Written by Swati
April 22nd, 2023
Recently, I’ve been reading “Letters To a Young Poet” by Ranier Maria Rilke. Anyone who is familiar with poetry or even a layer of the beautiful words found on Pinterest, Instagram, and Tumblr would recognize some of his more famous lines. An Austrian poet writing mostly in German, some of his work includes sound bites like, “ Let everything happen to you: beauty and terror. Just keep going. No feeling is final.” and “The only journey is the one within.” And one of my personal favorites, “This is the miracle that happens every time to those who love: the more they give, the more they possess.”
His work is both raw and polished, gentle flow of water and jagged edges of rock. When I finally obtained my copy of the book, I learned more about the heart behind his work. The book is a collection of letters written by Rilke to the young aspiring poet Franz Xaver Kappus, who studied at the same school as him. Kappus originally writes to Rilke looking for literary criticism on his early works, but instead receives advice about introspection and purpose. Two of the most basic rules authors follow, in my amateur experience, are: when your brain is empty: read. When your brain is too full: write. And listen to what people are saying, but listen harder to what they’re not saying. But something Rilke mentions often in his book that wasn’t such a big focus in my journey is the sheer necessity of writers to write. He pushes strongly to the calling of literature, how writers would be stunted without the written word. One of the best parts of being human is slipping on a career like a pair of shoes and taking them off when you’re ready for something different. The only constant thing in life is change. We are constantly creating, building, and destroying. We are constantly hearing, understanding, and internalizing. We are anomalies and enigmas. We want to stay the same and we want to change. We want people to see us, but we never see ourselves. We want to be understood but cannot fathom understanding.
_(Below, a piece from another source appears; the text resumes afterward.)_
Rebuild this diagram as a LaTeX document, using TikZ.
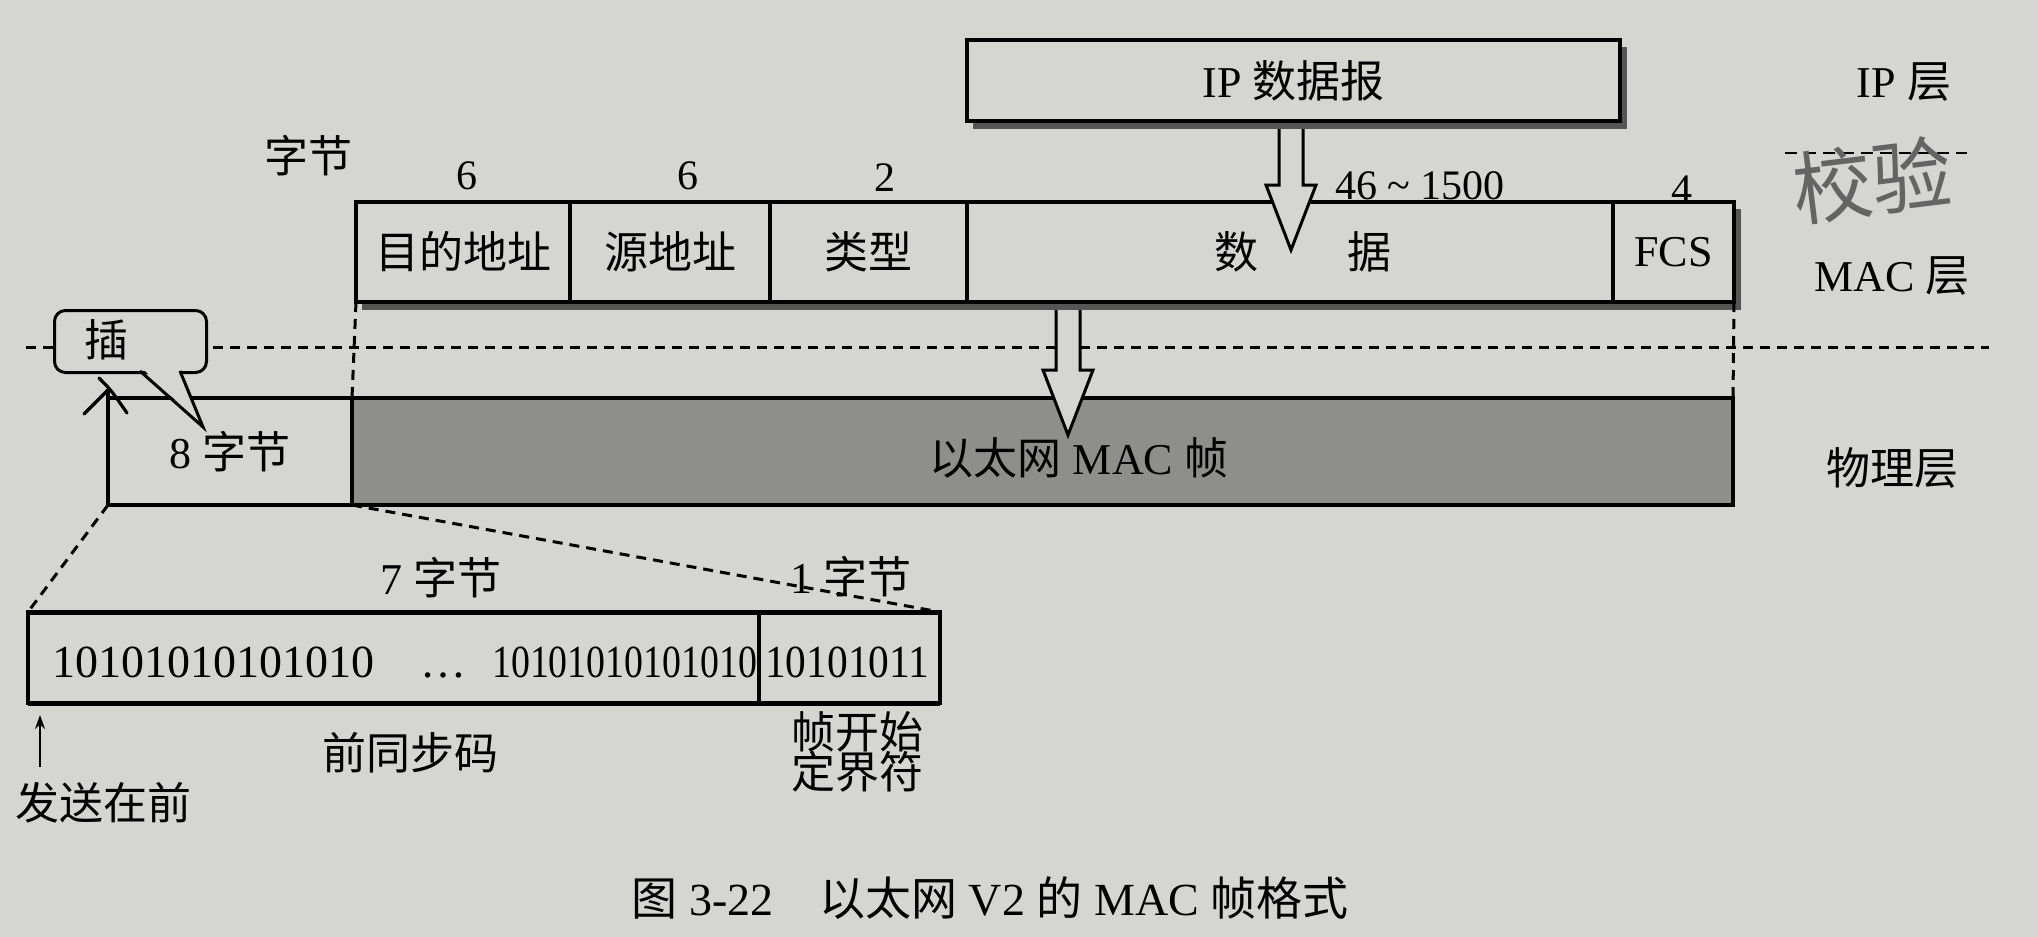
\documentclass[tikz,border=0pt]{standalone}
\usepackage{fontspec}
\setmainfont{Liberation Serif}
\newfontfamily\cjk{Noto Sans CJK SC}
\usetikzlibrary{arrows.meta}
\definecolor{paper}{RGB}{213,213,209}
\definecolor{framegray}{RGB}{142,142,139}
\definecolor{shadowgray}{RGB}{85,85,85}
\definecolor{pencil}{RGB}{100,100,100}
\newcommand{\fs}[1]{\fontsize{#1}{#1}\selectfont}
\tikzset{
  field/.style={draw=black, line width=3.2pt, fill=paper, inner sep=0pt, outer sep=0pt,
                anchor=north west, minimum height=100pt, font=\fs{44}\cjk},
  lab/.style={inner sep=0pt, font=\fs{42}},
  zh/.style={inner sep=0pt, font=\fs{44}\cjk},
  dashline/.style={line width=3pt, dash pattern=on 10pt off 7pt},
  hollow/.style={draw=black, line width=3pt, fill=paper, line join=miter},
  edge/.style={line width=3.2pt},
}
\newcommand{\harrow}[4]{%
  \filldraw[hollow] (#1-12,#2) -- (#1-12,#3) -- (#1-25,#3) -- (#1,#4) -- (#1+25,#3) -- (#1+12,#3) -- (#1+12,#2);}
\begin{document}
\begin{tikzpicture}[x=1pt,y=-1pt]
\useasboundingbox (0,0) rectangle (2038,937);
\fill[paper] (0,0) rectangle (2038,937);

% ---------- IP layer ----------
\fill[shadowgray] (973,47) rectangle (1627,129);
\node[field, minimum width=653pt, minimum height=81pt, font=\fs{44}] (ip) at (967,40) {IP {\cjk 数据报}};
\node[lab, font=\fs{44}] (iplayer) at (1904,82) {IP {\cjk 层}};
\draw[line width=2.8pt, dash pattern=on 12pt off 7pt] (1785,153) -- (1967,153);

% ---------- MAC frame ----------
\node[zh] (bytes) at (308,156) {字节};
\fill[shadowgray] (362,209) rectangle (1741,310);
\node[field, minimum width=214pt] (dst) at (356,202) {目的地址};
\node[field, minimum width=200pt] (src) at (dst.north east) {源地址};
\node[field, minimum width=197pt] (type) at (src.north east) {类型};
\node[field, minimum width=646pt] (data) at (type.north east) {\hspace{26pt}数\hspace{90pt}据};
\node[field, minimum width=121pt, font=\fs{44}] (fcs) at (data.north east) {FCS};
\node[lab] (n1) at (467,176) {6};
\node[lab] (n2) at (688,176) {6};
\node[lab] (n3) at (885,178) {2};
\node[lab] (n4) at (1420,186) {46 \char"007E\ 1500};
\node[lab] (n5) at (1682,190) {4};
\node[lab, font=\fs{44}] (maclayer) at (1892,276) {MAC {\cjk 层}};

% IP -> data arrow
\harrow{1291}{129}{185}{250}

% ---------- layer separator ----------
\draw[dashline] (26,347) -- (1989,347);

% ---------- physical layer ----------
\node[field, fill=framegray, minimum width=1381pt, minimum height=107pt] (phys) at (352,398) {};
\node[inner sep=0pt, font=\fs{44}] (physname) at (1079,458) {{\cjk 以太网} MAC {\cjk 帧}};
\coordinate (pbl) at (108,505);
\coordinate (ptl) at (108,398);
\draw[edge] (ptl) -- (phys.north west);
\draw[edge] (pbl) -- (phys.south west);
\node[zh, font=\fs{44}] (eight) at (230,452) {8 {\cjk 字节}};
\node[zh] (physlayer) at (1892,468) {物理层};

\draw[dashline] (dst.south west) -- (phys.north west);
\draw[dashline] (fcs.south east) -- (phys.north east);

% MAC -> physical arrow
\harrow{1068}{310}{370}{435}

% insert arrow (shaped like 入)
\draw[edge] (pbl) -- (108,389);
\draw[edge, line cap=round] (99,378) .. controls (111,390) .. (127,413);
\draw[edge, line cap=round] (108,390) -- (84,414);

% speech bubble 插
\node[draw=black, line width=3pt, rounded corners=11pt, fill=paper, anchor=north west,
      minimum width=152pt, minimum height=62pt, inner sep=0pt] (bub) at (53,309) {};
\node[zh] (ins) at (106,340) {插};
\coordinate (tailtip) at (203,427);
\fill[paper] (141,367) -- (tailtip) -- (179,367) -- cycle;
\draw[line width=3pt, line join=miter] (140,371) -- (tailtip) -- (180,371);

% ---------- preamble ----------
\draw[dashline] (pbl) -- (28,612);
\node[field, minimum width=731pt, minimum height=91pt] (pre) at (28,612) {};
\node[field, minimum width=181pt, minimum height=91pt] (sfd) at (pre.north east) {};
\draw[line width=5pt] (pre.north west) -- (sfd.north east);
\draw[line width=5pt] (pre.south west) -- (sfd.south east);
\draw[dashline] (phys.south west) -- (sfd.north east);

\node[inner sep=0pt, anchor=base west, font=\fs{46}] (bits1) at (52,677) {10101010101010};
\node[inner sep=0pt, anchor=base, font=\fs{46}] (dots) at (443,677) {\char"2026};
\node[inner sep=0pt, anchor=base west, font=\fs{46}] (bits2) at (492,677) {\scalebox{0.823}[1]{10101010101010}};
\node[inner sep=0pt, anchor=base west, font=\fs{46}] (bits3) at (765,677) {\scalebox{0.9}[1]{10101011}};

\node[zh, font=\fs{44}] (seven) at (441,578) {7 {\cjk 字节}};
\node[zh, font=\fs{44}] (one) at (851,577) {1 {\cjk 字节}};
\node[zh] (prename) at (410,753) {前同步码};
\node[zh, align=center] (sfdname) at (857,752) {帧开始\\[-4pt]定界符};
\node[zh] (first) at (104,803) {发送在前};
\coordinate (sendtail) at (40,767);
\coordinate (sendtip) at (40,715);
\draw[line width=2.6pt, -{Stealth[length=14pt,width=10pt]}] (sendtail) -- (sendtip);

% ---------- handwriting ----------
\node[inner sep=0pt, font=\fs{80}\cjk, text=pencil, rotate=7] (hand) at (1872,180) {校验};

% ---------- caption ----------
\node[inner sep=0pt, font=\fs{46}] (caption) at (990,898) {{\cjk 图} 3-22\hspace{46pt}{\cjk 以太网} V2 {\cjk 的} MAC {\cjk 帧格式}};
\end{tikzpicture}
\end{document}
What a fascinating life to live as an author. An author who calls everywhere and nowhere home, everyone and no one family, who can become anyone in the blink of an eye. What an incredible existence to be an artist in Europe who can take residence in any country and chooses a city like a roll of the dice and spins twists into their lives like a protagonist who controls their own story.
A writer is an admirer of the world, always peering through the looking glass, putting up a magnifying glass to their lives, shining a flashlight on the Earth and zooming in on what hits the beam first.
I’ve found indescribable joy studying strangers on the street and in train cars, frantically typing out thoughts in my Notes app on transit, and flipping through old books in foreign bookstores. If there’s anything I hope you find in your life, it’s what makes you tick. What flips the switch on in your brain, the magnetic force that draws you to being human. For some of us it’s a need to write that leads us to the need to live and whatever it is for you: I hope you find it.